Glass, on the other hand, is chemically inert. Or at least gloriously uninterested in everything. It does nothing, reacts to nothing, and steadfastly refuses to participate in any chemical mischief, gossip or unnecessary drama. Whisky, which has spent at least 3 years working on its science project finds this immensely reassuring.
Unlike beer or cola, whisky does not need airtight protection from light and oxygen for short term freshness. While Beer and cola stress about freshness like nervous aunts, whisky is older, wiser and looking for some peace. It needs a stable, neutral home where it can sit quietly and contemplate its past, preferably for decades. Cans are simply too jumpy to offer the same long term serenity.
The Great Plastic Debate
(or: Why High Proof Spirits Look at Plastic and Say “Absolutely Not”)
Plastic, being an enthusiastic and flexible sort of material, has repeatedly attempted to join whisky’s social circle. It bounces up cheerfully, full of optimism. Unfortunately, whisky has a subscription to new scientist rather than a youtube channel. It has learned that high proof spirits can coax out flavours from plastic that hint alarmingly of a recently discarded shopping bag*. Fans of whisky, who usually prefer their drink without notes of melted convenience store, tend to object to this.
*A shopping bag that has been unceremoniously dumped, is regularly drowning its sorrows before breakfast, and has acquired the unsettling habit of waking up in strange shopping trollies full of regret.
There are specialized plastics that can safely contain spirits for short periods (the kind measured in days and weeks rather than years), such as airline bottles. Suggest long term storage, however, and whisky becomes deeply uncooperative. “Plastic?” it sniffs. “I am a 15 year single malt, not a shampoo refill.”
Tetra Packs and Whisky That Is Not Quite Whisky (Or, over in India)
India, being both practical and enthusiastic about spirits, embraced Tetra Pak whisky long before the rest of the world even considered the idea. These lightweight cartons are cheap, sturdy, and unlikely to shatter during a lively evening, which are highly desirable features in many parts of the subcontinent.
But here is the interesting bit, spoken softly so the bottles do not hear:
A large portion of Indian “whisky” is not whisky in the traditional sense at all. It is often made from molasses based neutral spirits, which are chemically closer to rum, with a dash of grain spirit or flavouring to make it taste whiskyish.
This is why using alternative packaging like Tetra Pak does not raise the same alarms among purists. If the contents are not ageing for decades or extracting delicate nuances from casks, then they do not need a glass bottle to preserve those subtleties. The drink is made to be consumed, not contemplated.

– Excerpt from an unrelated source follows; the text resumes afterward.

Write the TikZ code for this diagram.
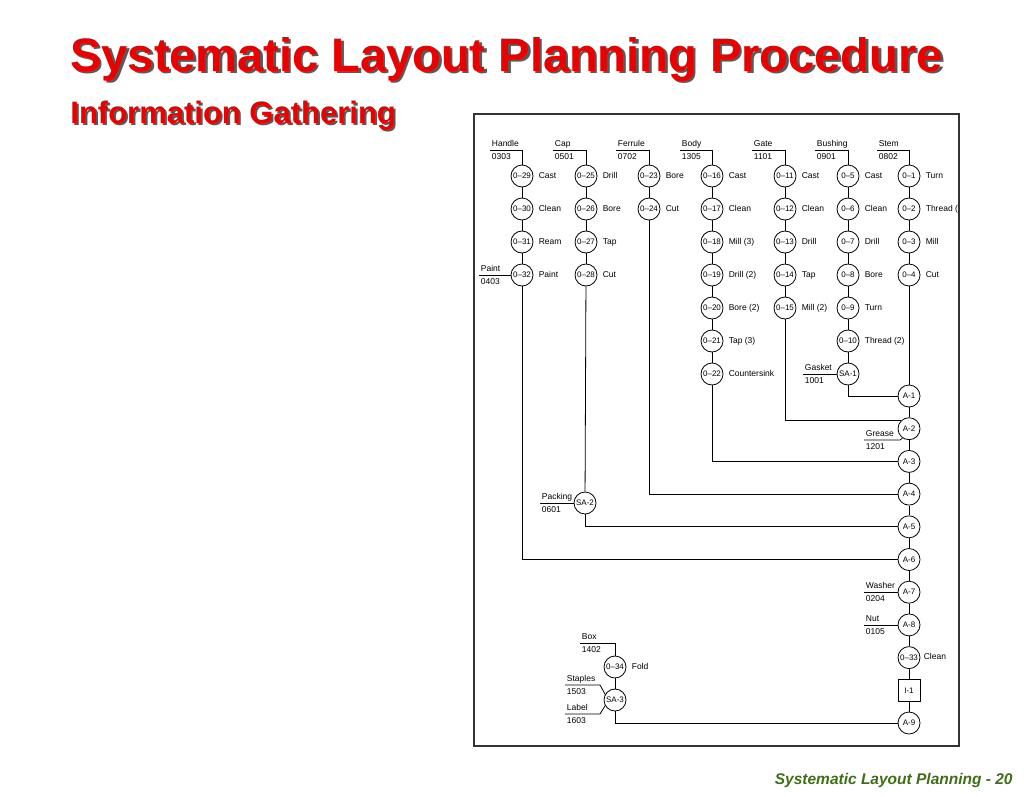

Still, even in India, premium and genuine malt whiskies insist loudly on glass. Some traditions are universal.
In Summary, As Whisky Might Explain It
- Glass is inert, elegant, and respectful, which makes it perfect for high proof, long maturing spirits.
- Cans are for fizzy, short lived beverages that enjoy being stacked into pyramids.
- Plastic and whisky have an understanding: whisky will not live in it, and plastic will not complain.
- India happily employs Tetra Packs for everyday spirits, many of which are rum masquerading as whisky with a moustache drawn on.
And somewhere, in a quiet Scottish warehouse, a cask sighs contentedly in agreement.